I chose to go with an ESP32 mostly because I didn’t have much
experience with one (though I had monkeyed with an ESP8266, and liked
how I could program it using the Arduino IDE and libraries). I wanted to
become more familiar with the more capable ESP32.
I was also intrigued by the idea that it had built-in wifi and could
do some basic internet stuff, including getting content from HTTPS
webpages. One long-term goal for Wanda is to turn off the NUC’s wifi
completely, and never need to worry about it being hacked or
inadvertently sharing something it shouldn’t. Perhaps the NUC could use
the relatively dumb ESP32 to retrieve things like NOAA weather info and
maybe even calendar events.
One thing I had considered when first working on Billy was the idea
of actually putting the Pi inside of Billy, putting it entirely inside
Billy’s plaque, along with the Arduino and other hardware. And that
Billy might not be a singing plastic bass, but rather might be a Furby,
or maybe Teddy Ruxpin, or some other toy with a motor-driven mouth and a
little space inside. It turns out that the Pi ran way, way too hot to
make that viable. But the idea still stuck with me.
While poking around eBay and Etsy and Temu and AliExpress looking for
ideas for singing bass, bears, etc., I stumbled across a Billy Bass
clone. It was a stuffed plush fish of some sort (bass? walleye? some
similar fish from China?). It didn’t move its tail or tilt forward like
Billy could, but it did sing and move its mouth.
Picture of the original plush singing fish before the hack job, completel with NUC RAM sticks and The Hu band patch.
I got the idea of making a sort of “trophy”, using the NUC as the
base of the trophy, and the not-Billy as the decoration at the top of
the trophy column.
Picture of Wanda being held above the first pass at a trophy column on top of the NUC with the gift boxes on either side.
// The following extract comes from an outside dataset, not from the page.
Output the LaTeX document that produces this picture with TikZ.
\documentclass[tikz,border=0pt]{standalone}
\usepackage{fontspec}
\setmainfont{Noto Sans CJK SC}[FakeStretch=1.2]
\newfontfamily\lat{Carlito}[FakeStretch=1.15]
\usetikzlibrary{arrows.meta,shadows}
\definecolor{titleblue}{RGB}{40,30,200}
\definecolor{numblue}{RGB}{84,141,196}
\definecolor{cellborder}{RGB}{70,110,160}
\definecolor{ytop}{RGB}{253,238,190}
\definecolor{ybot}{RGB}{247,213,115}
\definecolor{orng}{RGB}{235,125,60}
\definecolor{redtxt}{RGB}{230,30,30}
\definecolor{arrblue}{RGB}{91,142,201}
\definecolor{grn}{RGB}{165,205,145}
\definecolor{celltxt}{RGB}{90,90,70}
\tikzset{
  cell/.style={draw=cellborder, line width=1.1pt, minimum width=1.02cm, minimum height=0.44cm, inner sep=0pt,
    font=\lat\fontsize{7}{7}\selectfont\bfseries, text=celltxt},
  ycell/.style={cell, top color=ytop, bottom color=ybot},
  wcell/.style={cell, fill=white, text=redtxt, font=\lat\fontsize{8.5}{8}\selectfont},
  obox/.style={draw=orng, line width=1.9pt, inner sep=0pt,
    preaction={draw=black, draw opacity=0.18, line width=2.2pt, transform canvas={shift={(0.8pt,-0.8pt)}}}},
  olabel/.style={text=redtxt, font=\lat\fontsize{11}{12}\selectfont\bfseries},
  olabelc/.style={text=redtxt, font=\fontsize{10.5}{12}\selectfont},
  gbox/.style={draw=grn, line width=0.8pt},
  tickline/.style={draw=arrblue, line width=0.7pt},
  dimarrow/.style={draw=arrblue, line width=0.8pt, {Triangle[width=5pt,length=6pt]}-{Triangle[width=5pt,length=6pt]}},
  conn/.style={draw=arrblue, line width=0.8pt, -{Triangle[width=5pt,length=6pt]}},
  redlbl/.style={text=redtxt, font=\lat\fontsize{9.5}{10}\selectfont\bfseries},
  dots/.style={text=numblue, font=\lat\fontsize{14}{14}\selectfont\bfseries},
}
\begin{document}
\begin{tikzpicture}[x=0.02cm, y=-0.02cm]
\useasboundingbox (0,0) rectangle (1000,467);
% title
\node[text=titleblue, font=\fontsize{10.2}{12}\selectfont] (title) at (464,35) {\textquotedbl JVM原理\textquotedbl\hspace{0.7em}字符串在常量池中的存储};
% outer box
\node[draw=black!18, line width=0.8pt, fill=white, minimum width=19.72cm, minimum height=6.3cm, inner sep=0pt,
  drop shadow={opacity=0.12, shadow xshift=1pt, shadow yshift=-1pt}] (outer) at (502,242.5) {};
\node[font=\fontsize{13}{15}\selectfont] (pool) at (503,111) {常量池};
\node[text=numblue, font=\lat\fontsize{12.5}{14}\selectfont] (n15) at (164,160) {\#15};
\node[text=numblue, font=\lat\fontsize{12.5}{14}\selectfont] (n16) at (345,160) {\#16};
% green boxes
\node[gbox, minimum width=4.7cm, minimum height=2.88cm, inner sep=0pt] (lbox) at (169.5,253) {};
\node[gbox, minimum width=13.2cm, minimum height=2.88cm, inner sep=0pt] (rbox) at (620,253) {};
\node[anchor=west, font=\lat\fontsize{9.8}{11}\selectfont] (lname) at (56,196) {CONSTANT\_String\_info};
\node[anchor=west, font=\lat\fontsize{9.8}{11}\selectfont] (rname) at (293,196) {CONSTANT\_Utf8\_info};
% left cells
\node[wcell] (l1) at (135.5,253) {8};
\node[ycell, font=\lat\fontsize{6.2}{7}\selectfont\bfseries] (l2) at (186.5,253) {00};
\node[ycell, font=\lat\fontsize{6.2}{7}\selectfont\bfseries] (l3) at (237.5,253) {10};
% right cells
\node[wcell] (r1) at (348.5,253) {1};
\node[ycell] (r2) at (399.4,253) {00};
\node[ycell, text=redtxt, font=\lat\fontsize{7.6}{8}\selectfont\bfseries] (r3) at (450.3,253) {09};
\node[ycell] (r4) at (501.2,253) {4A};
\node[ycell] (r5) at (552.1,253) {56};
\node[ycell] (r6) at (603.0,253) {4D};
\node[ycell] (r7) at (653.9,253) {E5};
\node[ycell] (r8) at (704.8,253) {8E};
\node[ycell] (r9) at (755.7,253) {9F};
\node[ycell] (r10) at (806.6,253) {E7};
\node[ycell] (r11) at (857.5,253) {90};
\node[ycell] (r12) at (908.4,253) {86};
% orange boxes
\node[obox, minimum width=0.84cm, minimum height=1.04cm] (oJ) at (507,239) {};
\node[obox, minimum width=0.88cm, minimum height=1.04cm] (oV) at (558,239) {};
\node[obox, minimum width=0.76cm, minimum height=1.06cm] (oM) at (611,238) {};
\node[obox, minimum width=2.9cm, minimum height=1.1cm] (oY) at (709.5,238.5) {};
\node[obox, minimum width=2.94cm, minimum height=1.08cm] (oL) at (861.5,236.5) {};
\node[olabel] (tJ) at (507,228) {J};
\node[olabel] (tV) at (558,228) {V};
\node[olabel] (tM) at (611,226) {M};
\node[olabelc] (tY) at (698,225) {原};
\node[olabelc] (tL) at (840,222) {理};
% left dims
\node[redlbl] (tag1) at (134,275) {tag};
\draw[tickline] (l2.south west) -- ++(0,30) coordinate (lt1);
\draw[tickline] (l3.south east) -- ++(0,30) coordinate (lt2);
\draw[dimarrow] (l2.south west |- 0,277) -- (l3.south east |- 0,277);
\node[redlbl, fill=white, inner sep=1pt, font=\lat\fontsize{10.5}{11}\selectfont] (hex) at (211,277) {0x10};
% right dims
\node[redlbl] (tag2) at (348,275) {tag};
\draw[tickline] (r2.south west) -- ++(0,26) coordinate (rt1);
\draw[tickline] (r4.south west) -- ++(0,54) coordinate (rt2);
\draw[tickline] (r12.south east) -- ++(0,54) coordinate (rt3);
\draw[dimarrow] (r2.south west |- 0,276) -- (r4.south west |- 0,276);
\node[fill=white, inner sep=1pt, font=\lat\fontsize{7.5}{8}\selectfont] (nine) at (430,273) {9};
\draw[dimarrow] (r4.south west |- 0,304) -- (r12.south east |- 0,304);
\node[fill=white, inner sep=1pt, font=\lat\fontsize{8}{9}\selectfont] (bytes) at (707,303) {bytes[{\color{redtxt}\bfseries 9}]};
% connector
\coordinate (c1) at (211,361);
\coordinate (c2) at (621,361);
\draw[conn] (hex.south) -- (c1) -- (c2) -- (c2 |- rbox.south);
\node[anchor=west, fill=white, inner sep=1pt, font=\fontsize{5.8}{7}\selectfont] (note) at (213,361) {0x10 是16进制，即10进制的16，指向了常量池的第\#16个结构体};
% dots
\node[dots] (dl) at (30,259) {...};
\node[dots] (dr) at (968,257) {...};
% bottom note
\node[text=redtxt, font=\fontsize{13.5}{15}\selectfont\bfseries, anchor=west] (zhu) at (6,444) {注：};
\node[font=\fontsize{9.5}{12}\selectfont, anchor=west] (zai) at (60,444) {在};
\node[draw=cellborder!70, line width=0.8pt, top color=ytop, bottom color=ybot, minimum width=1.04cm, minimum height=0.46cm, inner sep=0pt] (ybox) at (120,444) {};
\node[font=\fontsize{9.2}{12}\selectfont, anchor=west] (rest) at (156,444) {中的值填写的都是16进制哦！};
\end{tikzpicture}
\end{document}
Kinda like this?
There would need to be a couple of NUC-sized boxes to hold the ESP32,
H-bridge, and NUC wall wart. They could sit on either side of the NUC,
and hide all that stuff and all the wiring.
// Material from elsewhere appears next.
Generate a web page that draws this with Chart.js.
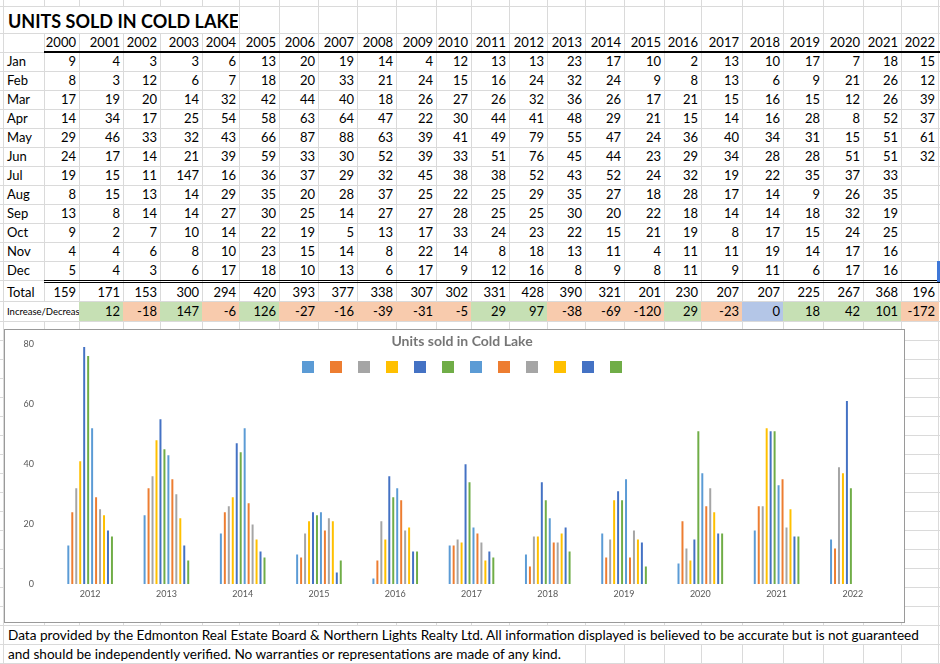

Picture of the NUC with both gift boxes open, exposing the bunch of stuff stuffed inside them.
I found some cardboard gift boxes with glossy black piano finishes on
Amazon. They looked pretty nice in person and were remarkably close to
the same size as the NUC, so they looked pretty natural sitting next to
it.
This setup worked OK, but the boxes were pretty snug. And things got
warm inside them. Mostly because the side of the NUC that had 2 of the
USB ports and the jack for the wall wart was also the side where the
NUC’s fan blew out the hot exhaust air. So it would blow straight into
that little box. And even with opening the back side of the box and
adding a fan in the box for extra ventilation, it still got hot in
there.
Something bigger and cooler was needed for the trophy base.
How It's Going
The bigger cooler trophy base ended up being a small steel toolbox
from Menards (a Midwest hardware mega-store like Home Depot). The
toolbox is nice and sturdy, but the steel walls are still thin enough to
easily cut and drill through. It was on sale for an amazing $15–a good
price for a plastic toolbox of similar size.
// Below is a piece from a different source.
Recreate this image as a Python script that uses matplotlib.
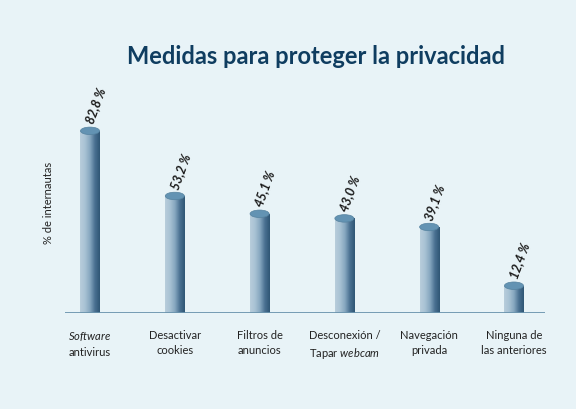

The toolbox is actually a bit too big, but that just means that it’s
ready for more toys, sensors, audio stuff, etc. inside. Better too big
than too little. After all, Wanda is a project for exploration and fun,
it’s not an Apple iPad. It’s OK for Wanda to have a Badger Butt.
The Invasion Of Temu
Around the same time I started working on the new version of Wanda’s base, I started becoming addicted to
a frequent shopper at Temu. Temu is to Amazon as Amazon is to Walmart,
and as Walmart is to a regular store: a cheaper competitor that
regularly (and doubtless ruthless) undercuts prices, and which sells the
same made-in-China stuff as Walazon, just for a lot less money. Do I
feel a little guilty about shopping at Temu? A little. The profits don’t
go to American billionaires, they go to rich Chinese people. But the
stuff is made in the same factories under the same grueling conditions,
and is the same quality (good or bad).
Anyway, for folks with a limited budget and a constant itch to get
new gadgetry, Temu works. Much of Wanda’s bling, and a some of her
internal hardware, was purchased at relatively low cost via Temu.